Initially, the High Court scheduled the main hearing for August-October 2027, but by decision of 15 April 2025 changed this to 12 court days in March-April 2027, with the judgment expected to be delivered on 12 April 2027. In addition, the High Court ordered that the defendants were to be held in pre-trial detention pending judgment in the appeal proceedings.

T1 and T2 brought the High Court’s scheduling decision before the Supreme Court, claiming, among other things, that it infringed their right to a hearing within a reasonable time under Article 6(1) of the European Convention on Human Rights. 

The Supreme Court stated, among other things, that, pursuant to section 843a of the Danish Administration of Justice Act, a court of law must advance the proceedings as fast as required and possible considering the nature of the case to ensure that the proceedings may be completed within a reasonable time. The main hearing must be conducted as fast as possible if the defendant has been remanded in custody.

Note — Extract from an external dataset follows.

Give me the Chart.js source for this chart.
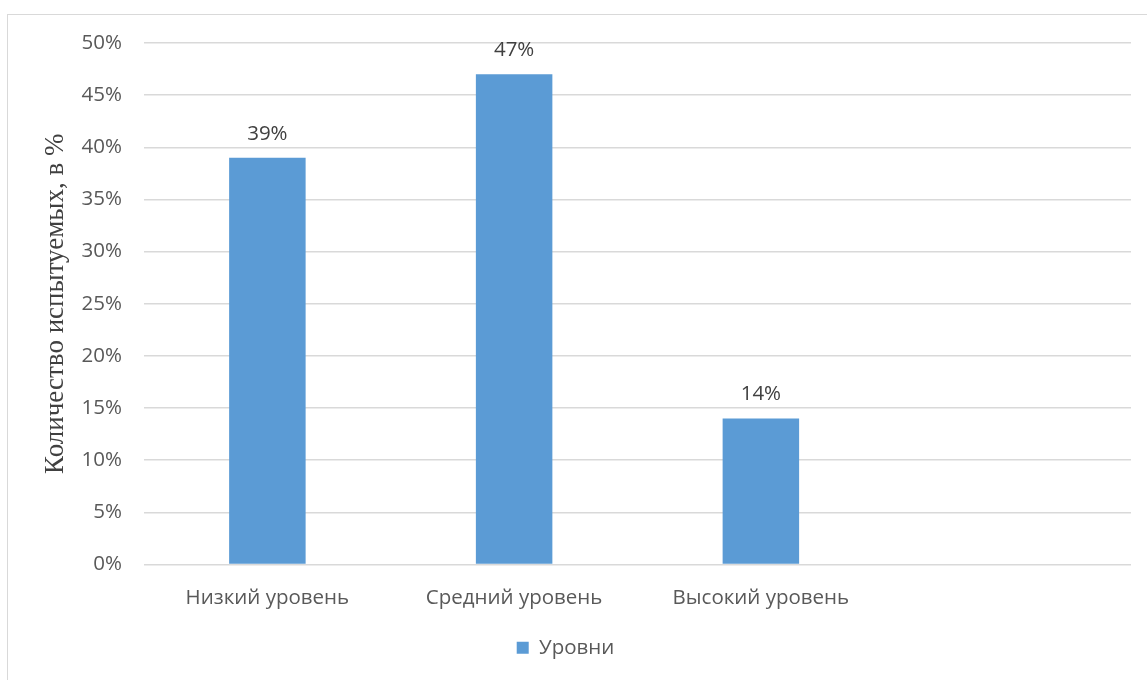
<!DOCTYPE html>
<html>
<head>
<meta charset="utf-8">
<script src="https://cdn.jsdelivr.net/npm/chart.js@4.4.1/dist/chart.umd.min.js"></script>
<style>
  body { margin: 0; background: #fff; }
  #frame {
    position: absolute; left: 7px; top: 14px; width: 1150px; height: 680px;
    border: 1px solid #d9d9d9; box-sizing: border-box;
  }
  #chart { position: absolute; left: 0; top: 0; }
</style>
</head>
<body>
<div id="frame"></div>
<canvas id="chart" width="1147" height="680"></canvas>
<script>
// categories (last slot is empty in the original)
const categories = ["Низкий уровень", "Средний уровень", "Высокий уровень", ""];
const seriesName = "Уровни";
const levels = [39, 47, 14, null];
const yTicks = [0, 5, 10, 15, 20, 25, 30, 35, 40, 45, 50];

const barColor = "#5b9bd5";
const textColor = "#595959";

// labels above bars
const valueLabels = {
    id: "valueLabels",
    afterDatasetsDraw(chart) {
        const ctx = chart.ctx;
        const meta = chart.getDatasetMeta(0);
        ctx.save();
        ctx.font = "20.5px 'Open Sans'";
        ctx.fillStyle = "#404040";
        ctx.textAlign = "center";
        ctx.textBaseline = "middle";
        meta.data.forEach((bar, i) => {
            const v = chart.data.datasets[0].data[i];
            if (v == null) return;
            ctx.fillText(v + "%", bar.x, bar.y - 24);
        });
        ctx.restore();
    }
};

new Chart(document.getElementById("chart").getContext("2d"), {
    type: "bar",
    data: {
        labels: categories,
        datasets: [{
            label: seriesName,
            data: levels,
            backgroundColor: barColor,
            borderWidth: 0,
            barPercentage: 0.62,
            categoryPercentage: 0.5
        }]
    },
    options: {
        responsive: false,
        animation: false,
        layout: { padding: { left: 0, right: 16, top: 43, bottom: 12 } },
        plugins: {
            legend: {
                position: "bottom",
                labels: {
                    boxWidth: 12, boxHeight: 12, padding: 10,
                    color: textColor,
                    font: { family: "'Open Sans'", size: 20.5 }
                }
            },
            tooltip: { enabled: false }
        },
        scales: {
            x: {
                grid: { display: false },
                border: { display: false },
                ticks: {
                    color: textColor, padding: 13, maxRotation: 0,
                    font: { family: "'Open Sans'", size: 20.5 }
                },
                afterFit(s) { s.height = 63; }
            },
            y: {
                min: 0, max: 50,
                afterBuildTicks(s) { s.ticks = yTicks.map(v => ({ value: v })); },
                grid: { color: "#d9d9d9", lineWidth: 1.5, drawTicks: false },
                border: { display: false },
                ticks: {
                    color: textColor, padding: 22,
                    font: { family: "'Open Sans'", size: 20.5 },
                    callback: v => v + "%"
                },
                title: {
                    display: true,
                    text: "Количество испытуемых, в %",
                    color: "#404040",
                    padding: { top: 40, bottom: 0 },
                    font: { family: "'Liberation Serif'", size: 27 }
                },
                afterFit(s) { s.width = 144; }
            }
        }
    },
    plugins: [valueLabels]
});
</script>
</body>
</html>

The Supreme Court went on to state that it had to be assumed that the High Court by its decision of 15 April 2025 to bring the hearing forward had scheduled the case so that it could be heard as soon as practically possible given the circumstances at the time of scheduling. The Court’s scheduling decision was a procedural decision that could be changed. Accordingly, as it had already done once in this case, the Court could decide to bring the main hearing further forward if the opportunity arose. 

In the present case, where the main hearing was scheduled far in the future, and where the defendants were in pre-trial detention pending judgment in the appeal proceedings, the High Court should continuously assess whether it would be possible to bring forward the main hearing.

There were no grounds to decide at this stage whether appeal hearings in March and April 2027 as scheduled would infringe their right to a hearing within a reasonable time under Article 6 of the European Convention on Human Rights, and what the consequences of this would be. This was to be decided in connection with the main hearing in the appeal proceedings.

The Supreme Court thus affirmed the High Court’s decision of 15 April 2025 on the scheduling of the main hearing in the appeal proceedings.